▽

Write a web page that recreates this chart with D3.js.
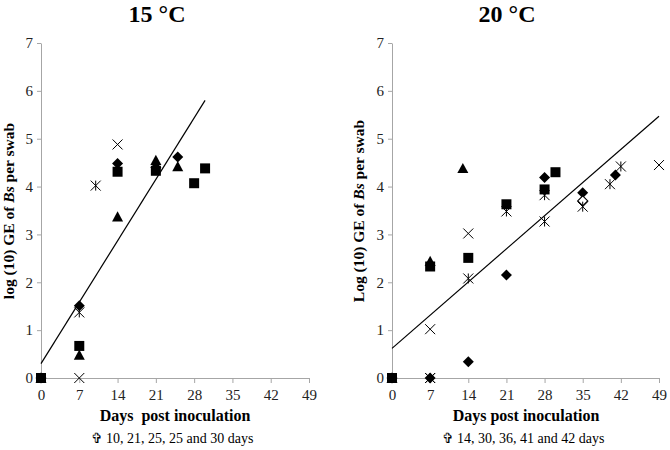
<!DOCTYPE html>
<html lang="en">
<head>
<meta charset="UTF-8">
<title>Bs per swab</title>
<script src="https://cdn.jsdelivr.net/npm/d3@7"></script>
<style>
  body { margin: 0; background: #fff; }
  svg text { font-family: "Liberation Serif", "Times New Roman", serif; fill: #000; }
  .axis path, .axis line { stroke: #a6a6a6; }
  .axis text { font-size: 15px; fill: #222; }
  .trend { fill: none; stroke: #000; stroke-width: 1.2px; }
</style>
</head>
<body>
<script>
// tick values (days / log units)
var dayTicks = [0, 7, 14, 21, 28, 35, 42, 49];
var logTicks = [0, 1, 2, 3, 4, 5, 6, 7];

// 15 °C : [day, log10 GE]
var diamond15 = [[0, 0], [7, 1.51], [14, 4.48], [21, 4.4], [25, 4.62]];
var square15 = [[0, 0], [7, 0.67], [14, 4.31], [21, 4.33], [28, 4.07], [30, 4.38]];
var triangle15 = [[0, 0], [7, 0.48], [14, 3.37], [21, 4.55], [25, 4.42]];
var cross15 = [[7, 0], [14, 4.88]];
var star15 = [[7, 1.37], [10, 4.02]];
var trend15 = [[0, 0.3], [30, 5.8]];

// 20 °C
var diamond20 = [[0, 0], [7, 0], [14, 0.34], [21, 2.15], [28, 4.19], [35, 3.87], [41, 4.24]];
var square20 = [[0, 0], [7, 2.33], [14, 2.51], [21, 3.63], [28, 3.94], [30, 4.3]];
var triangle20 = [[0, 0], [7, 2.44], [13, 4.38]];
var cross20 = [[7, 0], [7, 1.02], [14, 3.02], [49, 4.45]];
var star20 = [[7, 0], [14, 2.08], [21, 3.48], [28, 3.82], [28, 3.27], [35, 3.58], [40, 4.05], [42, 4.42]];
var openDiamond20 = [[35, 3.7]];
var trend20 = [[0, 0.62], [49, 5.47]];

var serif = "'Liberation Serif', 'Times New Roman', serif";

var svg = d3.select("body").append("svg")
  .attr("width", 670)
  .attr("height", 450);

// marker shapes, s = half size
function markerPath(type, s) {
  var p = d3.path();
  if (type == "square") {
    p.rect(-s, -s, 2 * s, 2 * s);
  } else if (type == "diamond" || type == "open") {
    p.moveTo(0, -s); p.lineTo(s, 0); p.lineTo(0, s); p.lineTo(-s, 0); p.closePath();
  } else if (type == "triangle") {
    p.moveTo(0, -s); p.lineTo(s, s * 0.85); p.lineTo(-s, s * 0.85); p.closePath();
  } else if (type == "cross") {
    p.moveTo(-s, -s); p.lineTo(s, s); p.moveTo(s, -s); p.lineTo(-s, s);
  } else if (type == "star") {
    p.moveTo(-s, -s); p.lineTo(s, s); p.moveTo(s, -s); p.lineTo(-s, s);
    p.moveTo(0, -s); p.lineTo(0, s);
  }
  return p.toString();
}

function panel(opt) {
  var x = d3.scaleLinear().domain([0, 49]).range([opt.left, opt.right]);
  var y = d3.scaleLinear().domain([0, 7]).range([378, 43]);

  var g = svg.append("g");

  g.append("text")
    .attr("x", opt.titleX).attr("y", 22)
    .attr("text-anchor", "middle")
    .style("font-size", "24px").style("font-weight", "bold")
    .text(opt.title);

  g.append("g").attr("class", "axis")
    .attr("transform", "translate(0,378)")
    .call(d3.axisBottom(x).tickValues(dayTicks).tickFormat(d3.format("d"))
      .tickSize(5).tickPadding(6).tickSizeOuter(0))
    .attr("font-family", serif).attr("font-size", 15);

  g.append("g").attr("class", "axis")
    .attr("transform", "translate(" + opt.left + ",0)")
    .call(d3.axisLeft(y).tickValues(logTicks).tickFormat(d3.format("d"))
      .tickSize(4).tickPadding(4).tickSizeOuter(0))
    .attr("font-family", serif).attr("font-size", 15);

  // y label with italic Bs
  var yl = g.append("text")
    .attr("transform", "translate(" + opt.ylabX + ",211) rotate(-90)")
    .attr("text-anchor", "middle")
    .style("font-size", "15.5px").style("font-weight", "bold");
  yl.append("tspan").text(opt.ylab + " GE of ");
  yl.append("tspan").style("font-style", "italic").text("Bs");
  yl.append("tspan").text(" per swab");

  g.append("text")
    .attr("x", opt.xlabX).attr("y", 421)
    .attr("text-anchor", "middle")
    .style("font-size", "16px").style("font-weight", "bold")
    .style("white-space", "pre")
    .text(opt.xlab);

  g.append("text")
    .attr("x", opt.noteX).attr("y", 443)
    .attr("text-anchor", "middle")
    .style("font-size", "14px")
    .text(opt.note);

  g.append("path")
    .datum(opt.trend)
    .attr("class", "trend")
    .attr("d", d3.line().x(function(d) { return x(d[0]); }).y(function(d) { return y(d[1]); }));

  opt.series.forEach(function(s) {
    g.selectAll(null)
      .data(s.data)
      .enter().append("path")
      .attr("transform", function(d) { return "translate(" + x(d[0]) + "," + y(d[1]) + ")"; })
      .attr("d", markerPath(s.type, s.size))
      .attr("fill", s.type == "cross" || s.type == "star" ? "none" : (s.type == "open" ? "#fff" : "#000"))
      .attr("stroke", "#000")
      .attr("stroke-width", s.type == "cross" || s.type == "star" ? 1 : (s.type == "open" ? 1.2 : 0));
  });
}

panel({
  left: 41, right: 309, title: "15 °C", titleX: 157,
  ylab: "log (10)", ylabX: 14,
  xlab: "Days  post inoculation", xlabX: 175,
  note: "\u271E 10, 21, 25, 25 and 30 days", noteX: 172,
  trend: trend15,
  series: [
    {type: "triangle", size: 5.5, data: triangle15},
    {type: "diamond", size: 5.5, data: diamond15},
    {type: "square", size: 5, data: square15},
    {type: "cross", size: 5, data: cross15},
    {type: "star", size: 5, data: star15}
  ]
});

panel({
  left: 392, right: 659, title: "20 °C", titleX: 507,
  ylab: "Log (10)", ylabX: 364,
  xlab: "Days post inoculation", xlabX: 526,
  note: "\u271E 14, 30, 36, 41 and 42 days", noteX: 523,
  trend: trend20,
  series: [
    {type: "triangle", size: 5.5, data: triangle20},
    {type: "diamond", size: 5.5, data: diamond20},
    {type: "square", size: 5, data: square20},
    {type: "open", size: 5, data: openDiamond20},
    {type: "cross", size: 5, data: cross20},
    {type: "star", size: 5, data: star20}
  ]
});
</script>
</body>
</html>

△

What to work on
With the pictures left out, transcribe the material exactly.

Final answer
Write a web page that recreates this chart with D3.js.
<!DOCTYPE html>
<html lang="en">
<head>
<meta charset="UTF-8">
<title>Bs per swab</title>
<script src="https://cdn.jsdelivr.net/npm/d3@7"></script>
<style>
  body { margin: 0; background: #fff; }
  svg text { font-family: "Liberation Serif", "Times New Roman", serif; fill: #000; }
  .axis path, .axis line { stroke: #a6a6a6; }
  .axis text { font-size: 15px; fill: #222; }
  .trend { fill: none; stroke: #000; stroke-width: 1.2px; }
</style>
</head>
<body>
<script>
// tick values (days / log units)
var dayTicks = [0, 7, 14, 21, 28, 35, 42, 49];
var logTicks = [0, 1, 2, 3, 4, 5, 6, 7];

// 15 °C : [day, log10 GE]
var diamond15 = [[0, 0], [7, 1.51], [14, 4.48], [21, 4.4], [25, 4.62]];
var square15 = [[0, 0], [7, 0.67], [14, 4.31], [21, 4.33], [28, 4.07], [30, 4.38]];
var triangle15 = [[0, 0], [7, 0.48], [14, 3.37], [21, 4.55], [25, 4.42]];
var cross15 = [[7, 0], [14, 4.88]];
var star15 = [[7, 1.37], [10, 4.02]];
var trend15 = [[0, 0.3], [30, 5.8]];

// 20 °C
var diamond20 = [[0, 0], [7, 0], [14, 0.34], [21, 2.15], [28, 4.19], [35, 3.87], [41, 4.24]];
var square20 = [[0, 0], [7, 2.33], [14, 2.51], [21, 3.63], [28, 3.94], [30, 4.3]];
var triangle20 = [[0, 0], [7, 2.44], [13, 4.38]];
var cross20 = [[7, 0], [7, 1.02], [14, 3.02], [49, 4.45]];
var star20 = [[7, 0], [14, 2.08], [21, 3.48], [28, 3.82], [28, 3.27], [35, 3.58], [40, 4.05], [42, 4.42]];
var openDiamond20 = [[35, 3.7]];
var trend20 = [[0, 0.62], [49, 5.47]];

var serif = "'Liberation Serif', 'Times New Roman', serif";

var svg = d3.select("body").append("svg")
  .attr("width", 670)
  .attr("height", 450);

// marker shapes, s = half size
function markerPath(type, s) {
  var p = d3.path();
  if (type == "square") {
    p.rect(-s, -s, 2 * s, 2 * s);
  } else if (type == "diamond" || type == "open") {
    p.moveTo(0, -s); p.lineTo(s, 0); p.lineTo(0, s); p.lineTo(-s, 0); p.closePath();
  } else if (type == "triangle") {
    p.moveTo(0, -s); p.lineTo(s, s * 0.85); p.lineTo(-s, s * 0.85); p.closePath();
  } else if (type == "cross") {
    p.moveTo(-s, -s); p.lineTo(s, s); p.moveTo(s, -s); p.lineTo(-s, s);
  } else if (type == "star") {
    p.moveTo(-s, -s); p.lineTo(s, s); p.moveTo(s, -s); p.lineTo(-s, s);
    p.moveTo(0, -s); p.lineTo(0, s);
  }
  return p.toString();
}

function panel(opt) {
  var x = d3.scaleLinear().domain([0, 49]).range([opt.left, opt.right]);
  var y = d3.scaleLinear().domain([0, 7]).range([378, 43]);

  var g = svg.append("g");

  g.append("text")
    .attr("x", opt.titleX).attr("y", 22)
    .attr("text-anchor", "middle")
    .style("font-size", "24px").style("font-weight", "bold")
    .text(opt.title);

  g.append("g").attr("class", "axis")
    .attr("transform", "translate(0,378)")
    .call(d3.axisBottom(x).tickValues(dayTicks).tickFormat(d3.format("d"))
      .tickSize(5).tickPadding(6).tickSizeOuter(0))
    .attr("font-family", serif).attr("font-size", 15);

  g.append("g").attr("class", "axis")
    .attr("transform", "translate(" + opt.left + ",0)")
    .call(d3.axisLeft(y).tickValues(logTicks).tickFormat(d3.format("d"))
      .tickSize(4).tickPadding(4).tickSizeOuter(0))
    .attr("font-family", serif).attr("font-size", 15);

  // y label with italic Bs
  var yl = g.append("text")
    .attr("transform", "translate(" + opt.ylabX + ",211) rotate(-90)")
    .attr("text-anchor", "middle")
    .style("font-size", "15.5px").style("font-weight", "bold");
  yl.append("tspan").text(opt.ylab + " GE of ");
  yl.append("tspan").style("font-style", "italic").text("Bs");
  yl.append("tspan").text(" per swab");

  g.append("text")
    .attr("x", opt.xlabX).attr("y", 421)
    .attr("text-anchor", "middle")
    .style("font-size", "16px").style("font-weight", "bold")
    .style("white-space", "pre")
    .text(opt.xlab);

  g.append("text")
    .attr("x", opt.noteX).attr("y", 443)
    .attr("text-anchor", "middle")
    .style("font-size", "14px")
    .text(opt.note);

  g.append("path")
    .datum(opt.trend)
    .attr("class", "trend")
    .attr("d", d3.line().x(function(d) { return x(d[0]); }).y(function(d) { return y(d[1]); }));

  opt.series.forEach(function(s) {
    g.selectAll(null)
      .data(s.data)
      .enter().append("path")
      .attr("transform", function(d) { return "translate(" + x(d[0]) + "," + y(d[1]) + ")"; })
      .attr("d", markerPath(s.type, s.size))
      .attr("fill", s.type == "cross" || s.type == "star" ? "none" : (s.type == "open" ? "#fff" : "#000"))
      .attr("stroke", "#000")
      .attr("stroke-width", s.type == "cross" || s.type == "star" ? 1 : (s.type == "open" ? 1.2 : 0));
  });
}

panel({
  left: 41, right: 309, title: "15 °C", titleX: 157,
  ylab: "log (10)", ylabX: 14,
  xlab: "Days  post inoculation", xlabX: 175,
  note: "\u271E 10, 21, 25, 25 and 30 days", noteX: 172,
  trend: trend15,
  series: [
    {type: "triangle", size: 5.5, data: triangle15},
    {type: "diamond", size: 5.5, data: diamond15},
    {type: "square", size: 5, data: square15},
    {type: "cross", size: 5, data: cross15},
    {type: "star", size: 5, data: star15}
  ]
});

panel({
  left: 392, right: 659, title: "20 °C", titleX: 507,
  ylab: "Log (10)", ylabX: 364,
  xlab: "Days post inoculation", xlabX: 526,
  note: "\u271E 14, 30, 36, 41 and 42 days", noteX: 523,
  trend: trend20,
  series: [
    {type: "triangle", size: 5.5, data: triangle20},
    {type: "diamond", size: 5.5, data: diamond20},
    {type: "square", size: 5, data: square20},
    {type: "open", size: 5, data: openDiamond20},
    {type: "cross", size: 5, data: cross20},
    {type: "star", size: 5, data: star20}
  ]
});
</script>
</body>
</html>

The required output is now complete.